Second, if the government provides explicit credit support for the vast majority of mortgages in this country, it would likely want a say with regard to the allocation or pricing of mortgage credit for particular groups or geographic areas. The potential distortion of the pricing of credit risk from such government involvement risks further taxpayer involvement if things do not work out as hoped.

Third, regardless of any particular government allocation or pricing initiatives, explicit credit support for all but a small portion of mortgages, on top of the existing tax deductibility of mortgage interest, would further direct our nation’s investment dollars toward housing. A task for lawmakers is to weigh such incentives against the alternative uses of such funds.

Chairman Garrett’s Discussion Draft

Another approach, as set forth in the Discussion Draft is to establish a functioning mortgage-backed securities market through replacing some of the standard-setting that the Enterprises undertake today with a regulatory regime that sets those standards. This model would not rely on a government guarantee to attract funding to the mortgage market, but rather would look to standardization and rules for enforcing contracts to provide a degree of certainty to investors.

While we have not had time to fully evaluate the Discussion Draft, the focus is on setting standards around key features that investors need to know to be willing to price credit risk in the mortgage market. These include standards associated with: underwriting; pooling and servicing; and disclosures. The model proposed in the Discussion Draft also tries to preserve some of the liquidity in today’s mortgage-backed securities market by establishing buckets of securities that have similar credit characteristics and loan terms.

Clearly the framework envisioned in the Discussion Draft is much different than a framework that has a government guarantee. Investors would be required to price the credit risk of mortgages. They also would be responsible for enforcing their rights under the standard contracts developed under this framework. Those requirements are consistent with the way that a private market functions.

We look forward to further considering the framework set forth in the Discussion Draft.

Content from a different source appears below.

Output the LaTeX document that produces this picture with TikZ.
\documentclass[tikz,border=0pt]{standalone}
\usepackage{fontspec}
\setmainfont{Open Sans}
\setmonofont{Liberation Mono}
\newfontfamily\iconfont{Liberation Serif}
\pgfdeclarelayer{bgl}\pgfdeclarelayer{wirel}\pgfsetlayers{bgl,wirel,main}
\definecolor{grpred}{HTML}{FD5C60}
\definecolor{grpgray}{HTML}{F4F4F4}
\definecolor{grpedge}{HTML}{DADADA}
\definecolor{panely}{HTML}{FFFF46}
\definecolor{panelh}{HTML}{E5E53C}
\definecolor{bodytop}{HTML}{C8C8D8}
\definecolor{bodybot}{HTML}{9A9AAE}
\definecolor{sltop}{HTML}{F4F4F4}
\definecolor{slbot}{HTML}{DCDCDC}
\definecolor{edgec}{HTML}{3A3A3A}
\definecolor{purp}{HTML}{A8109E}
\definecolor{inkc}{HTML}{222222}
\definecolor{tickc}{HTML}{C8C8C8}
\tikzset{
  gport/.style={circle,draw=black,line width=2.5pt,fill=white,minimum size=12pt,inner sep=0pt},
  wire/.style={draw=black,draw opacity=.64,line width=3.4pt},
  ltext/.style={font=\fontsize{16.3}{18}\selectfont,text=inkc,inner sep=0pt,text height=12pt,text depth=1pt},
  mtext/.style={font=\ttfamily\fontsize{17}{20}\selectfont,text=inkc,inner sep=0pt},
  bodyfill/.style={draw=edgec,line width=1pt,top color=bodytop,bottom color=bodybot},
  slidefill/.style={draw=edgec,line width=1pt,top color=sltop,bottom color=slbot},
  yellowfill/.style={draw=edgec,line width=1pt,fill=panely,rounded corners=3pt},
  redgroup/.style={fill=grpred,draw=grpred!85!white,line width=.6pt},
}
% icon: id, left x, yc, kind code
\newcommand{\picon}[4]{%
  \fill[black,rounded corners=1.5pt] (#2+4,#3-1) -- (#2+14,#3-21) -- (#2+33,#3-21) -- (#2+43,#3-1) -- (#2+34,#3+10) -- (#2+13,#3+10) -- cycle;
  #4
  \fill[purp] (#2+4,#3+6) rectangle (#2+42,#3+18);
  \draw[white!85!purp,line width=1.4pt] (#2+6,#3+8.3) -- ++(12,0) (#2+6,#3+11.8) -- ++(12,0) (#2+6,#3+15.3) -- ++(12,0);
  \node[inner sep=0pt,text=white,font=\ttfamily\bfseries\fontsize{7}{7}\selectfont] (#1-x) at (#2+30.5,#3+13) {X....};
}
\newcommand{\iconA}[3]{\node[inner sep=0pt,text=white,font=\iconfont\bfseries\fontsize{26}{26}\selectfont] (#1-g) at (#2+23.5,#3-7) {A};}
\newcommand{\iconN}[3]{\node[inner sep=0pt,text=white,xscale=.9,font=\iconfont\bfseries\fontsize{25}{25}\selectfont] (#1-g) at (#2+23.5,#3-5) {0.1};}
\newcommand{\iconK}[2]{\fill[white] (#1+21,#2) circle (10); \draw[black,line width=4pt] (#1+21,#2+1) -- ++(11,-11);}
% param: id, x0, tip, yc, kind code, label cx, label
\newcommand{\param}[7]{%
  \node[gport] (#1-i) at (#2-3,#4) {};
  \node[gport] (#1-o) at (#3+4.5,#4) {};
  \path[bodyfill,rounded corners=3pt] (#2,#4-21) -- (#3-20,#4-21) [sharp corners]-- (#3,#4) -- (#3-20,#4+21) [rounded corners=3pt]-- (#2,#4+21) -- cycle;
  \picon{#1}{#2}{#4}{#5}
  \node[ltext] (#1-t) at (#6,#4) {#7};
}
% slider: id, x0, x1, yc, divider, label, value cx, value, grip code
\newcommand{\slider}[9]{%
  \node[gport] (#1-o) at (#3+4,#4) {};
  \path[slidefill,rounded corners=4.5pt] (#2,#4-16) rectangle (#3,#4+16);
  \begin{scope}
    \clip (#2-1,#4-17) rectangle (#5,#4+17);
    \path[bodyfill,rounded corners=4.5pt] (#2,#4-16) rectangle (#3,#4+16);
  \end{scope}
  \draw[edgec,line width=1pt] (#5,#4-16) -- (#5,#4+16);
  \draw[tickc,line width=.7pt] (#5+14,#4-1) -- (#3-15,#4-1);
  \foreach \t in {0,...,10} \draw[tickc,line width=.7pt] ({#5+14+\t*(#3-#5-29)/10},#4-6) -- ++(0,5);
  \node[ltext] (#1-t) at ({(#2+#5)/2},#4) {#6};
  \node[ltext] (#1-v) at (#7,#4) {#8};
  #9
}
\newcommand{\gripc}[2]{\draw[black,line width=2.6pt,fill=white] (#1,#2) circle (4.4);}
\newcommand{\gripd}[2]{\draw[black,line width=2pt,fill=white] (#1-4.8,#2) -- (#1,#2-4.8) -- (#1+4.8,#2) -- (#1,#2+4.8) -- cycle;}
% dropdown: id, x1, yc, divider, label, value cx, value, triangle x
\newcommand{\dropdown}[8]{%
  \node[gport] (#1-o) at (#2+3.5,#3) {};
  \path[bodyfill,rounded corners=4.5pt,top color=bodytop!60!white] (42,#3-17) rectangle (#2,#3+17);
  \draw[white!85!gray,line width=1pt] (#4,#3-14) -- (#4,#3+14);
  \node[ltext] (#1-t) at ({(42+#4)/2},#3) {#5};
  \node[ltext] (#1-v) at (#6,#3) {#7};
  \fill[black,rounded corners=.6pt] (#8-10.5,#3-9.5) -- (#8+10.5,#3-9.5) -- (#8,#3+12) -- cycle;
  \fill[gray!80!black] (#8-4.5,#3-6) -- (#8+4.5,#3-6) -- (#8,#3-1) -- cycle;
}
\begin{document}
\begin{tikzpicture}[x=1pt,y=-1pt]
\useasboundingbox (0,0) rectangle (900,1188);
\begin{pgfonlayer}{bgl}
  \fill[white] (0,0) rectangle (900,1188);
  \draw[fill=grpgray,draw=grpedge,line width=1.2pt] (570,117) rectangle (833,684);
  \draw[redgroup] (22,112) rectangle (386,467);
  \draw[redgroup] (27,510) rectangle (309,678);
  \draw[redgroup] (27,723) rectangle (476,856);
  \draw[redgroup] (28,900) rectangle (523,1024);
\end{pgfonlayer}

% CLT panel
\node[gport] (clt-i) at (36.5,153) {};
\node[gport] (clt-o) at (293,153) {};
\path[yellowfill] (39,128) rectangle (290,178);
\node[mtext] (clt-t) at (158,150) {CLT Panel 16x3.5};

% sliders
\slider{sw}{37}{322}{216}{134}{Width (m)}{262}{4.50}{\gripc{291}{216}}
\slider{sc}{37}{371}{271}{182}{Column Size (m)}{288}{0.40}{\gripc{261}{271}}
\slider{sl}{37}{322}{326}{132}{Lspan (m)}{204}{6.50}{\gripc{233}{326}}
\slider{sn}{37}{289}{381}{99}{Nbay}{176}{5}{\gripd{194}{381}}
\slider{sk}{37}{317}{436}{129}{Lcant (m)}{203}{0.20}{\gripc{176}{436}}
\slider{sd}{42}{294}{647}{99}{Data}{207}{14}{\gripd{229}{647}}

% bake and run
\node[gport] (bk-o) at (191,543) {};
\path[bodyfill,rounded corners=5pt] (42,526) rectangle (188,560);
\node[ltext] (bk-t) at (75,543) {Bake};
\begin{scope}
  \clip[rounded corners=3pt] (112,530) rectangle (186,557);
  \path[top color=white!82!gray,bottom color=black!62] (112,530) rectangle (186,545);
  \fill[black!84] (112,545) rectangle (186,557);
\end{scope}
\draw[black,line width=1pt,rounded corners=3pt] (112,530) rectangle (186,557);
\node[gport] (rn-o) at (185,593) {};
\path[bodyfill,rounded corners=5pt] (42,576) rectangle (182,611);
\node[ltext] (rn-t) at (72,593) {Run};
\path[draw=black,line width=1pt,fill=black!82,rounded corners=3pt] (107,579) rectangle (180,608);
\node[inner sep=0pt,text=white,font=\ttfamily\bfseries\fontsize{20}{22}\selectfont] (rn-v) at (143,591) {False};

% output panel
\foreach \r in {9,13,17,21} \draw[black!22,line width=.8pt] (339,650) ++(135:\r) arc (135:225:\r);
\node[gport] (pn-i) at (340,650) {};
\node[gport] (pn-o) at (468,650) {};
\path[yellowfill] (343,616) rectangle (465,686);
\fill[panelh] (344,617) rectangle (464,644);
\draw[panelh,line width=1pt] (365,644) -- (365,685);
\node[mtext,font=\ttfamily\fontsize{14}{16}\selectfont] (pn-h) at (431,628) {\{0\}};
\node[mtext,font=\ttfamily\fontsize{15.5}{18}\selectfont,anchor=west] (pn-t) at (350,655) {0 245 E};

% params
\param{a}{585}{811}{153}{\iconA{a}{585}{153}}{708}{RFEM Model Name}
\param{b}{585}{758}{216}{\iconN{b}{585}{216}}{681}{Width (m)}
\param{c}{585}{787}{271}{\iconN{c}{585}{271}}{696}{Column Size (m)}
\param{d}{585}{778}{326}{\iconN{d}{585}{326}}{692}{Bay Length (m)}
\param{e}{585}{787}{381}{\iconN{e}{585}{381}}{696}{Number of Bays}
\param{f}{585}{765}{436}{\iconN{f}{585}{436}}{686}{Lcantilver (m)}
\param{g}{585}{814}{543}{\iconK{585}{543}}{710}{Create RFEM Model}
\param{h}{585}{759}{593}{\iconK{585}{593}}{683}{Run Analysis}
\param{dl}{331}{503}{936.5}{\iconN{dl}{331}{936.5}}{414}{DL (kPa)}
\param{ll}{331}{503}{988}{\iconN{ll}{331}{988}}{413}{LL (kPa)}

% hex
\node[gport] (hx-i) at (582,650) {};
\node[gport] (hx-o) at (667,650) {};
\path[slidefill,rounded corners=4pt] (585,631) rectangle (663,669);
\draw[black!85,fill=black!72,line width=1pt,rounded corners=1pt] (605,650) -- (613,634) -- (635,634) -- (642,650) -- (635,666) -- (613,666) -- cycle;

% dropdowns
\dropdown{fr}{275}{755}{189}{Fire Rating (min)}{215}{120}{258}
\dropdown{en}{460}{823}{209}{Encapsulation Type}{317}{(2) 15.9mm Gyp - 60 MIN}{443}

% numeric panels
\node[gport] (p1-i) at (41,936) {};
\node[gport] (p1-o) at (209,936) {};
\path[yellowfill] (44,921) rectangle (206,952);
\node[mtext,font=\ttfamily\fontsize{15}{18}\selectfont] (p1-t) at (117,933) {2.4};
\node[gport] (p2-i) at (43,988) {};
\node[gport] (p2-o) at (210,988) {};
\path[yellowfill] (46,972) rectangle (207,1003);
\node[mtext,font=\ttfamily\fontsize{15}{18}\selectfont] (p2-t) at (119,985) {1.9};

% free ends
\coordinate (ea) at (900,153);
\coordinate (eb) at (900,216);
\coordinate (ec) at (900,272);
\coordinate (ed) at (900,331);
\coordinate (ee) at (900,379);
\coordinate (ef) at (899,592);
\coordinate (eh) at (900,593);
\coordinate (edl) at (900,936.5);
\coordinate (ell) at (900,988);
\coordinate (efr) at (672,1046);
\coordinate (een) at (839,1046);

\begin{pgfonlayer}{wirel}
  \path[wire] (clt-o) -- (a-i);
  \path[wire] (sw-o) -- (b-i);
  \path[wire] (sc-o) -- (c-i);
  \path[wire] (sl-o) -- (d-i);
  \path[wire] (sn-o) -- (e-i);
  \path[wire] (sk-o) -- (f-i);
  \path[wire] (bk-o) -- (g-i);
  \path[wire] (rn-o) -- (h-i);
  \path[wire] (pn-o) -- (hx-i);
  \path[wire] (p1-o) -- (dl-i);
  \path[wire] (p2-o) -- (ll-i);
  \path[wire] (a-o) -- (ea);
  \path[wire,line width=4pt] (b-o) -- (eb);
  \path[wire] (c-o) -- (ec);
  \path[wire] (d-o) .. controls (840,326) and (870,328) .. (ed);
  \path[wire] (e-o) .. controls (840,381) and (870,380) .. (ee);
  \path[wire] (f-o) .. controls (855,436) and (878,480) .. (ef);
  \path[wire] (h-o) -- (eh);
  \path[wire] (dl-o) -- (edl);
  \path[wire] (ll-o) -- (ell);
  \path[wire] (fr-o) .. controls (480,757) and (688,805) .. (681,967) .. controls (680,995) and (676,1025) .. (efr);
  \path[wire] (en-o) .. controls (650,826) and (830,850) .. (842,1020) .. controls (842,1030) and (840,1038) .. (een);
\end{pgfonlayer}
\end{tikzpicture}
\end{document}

Some areas that deserve further consideration include the following:

  • Standardization will help to develop a private mortgage-backed securities market. Are there other areas in terms of monitoring or compliance that could potentially broaden the investor base while still achieving the primary function of having private markets price credit risk?

  • Preserving the availability of credit in times of stress is an important function. Is there a role for the government, perhaps through the Federal Housing Administration to take on this role if necessary?

  • Preserving liquidity in the market and the financial system in this framework would be an important function. Is there a need for a backstop source of funding when financial markets become temporarily illiquid? For example, could the Treasury Department, the Federal Reserve or the Federal Home Loan Banks play a role in a market that had this type of standardized structure?

These are just some of the issues that will have to be thought through as the process moves forward on building out this framework.

The process of undertaking housing finance reform is difficult. The Discussion Draft is a thoughtful approach to a framework that does not rely on a government guarantee. The final decision that policymakers must make involves determining what structure will provide a functioning housing finance market and does not place taxpayers at risk.

Conclusion

Mr. Chairman, I would like to thank you for helping to move the housing finance reform discussion forward by holding this hearing. I believe that private capital markets can and should reclaim a prominent portion in providing housing finance, and your legislative proposal broadens the discussion of how we might do that.

I recognize this Subcommittee has difficult and important decisions to make in the coming months and FHFA looks forward to offering technical assistance to both the Administration and Congress in considering policy alternatives.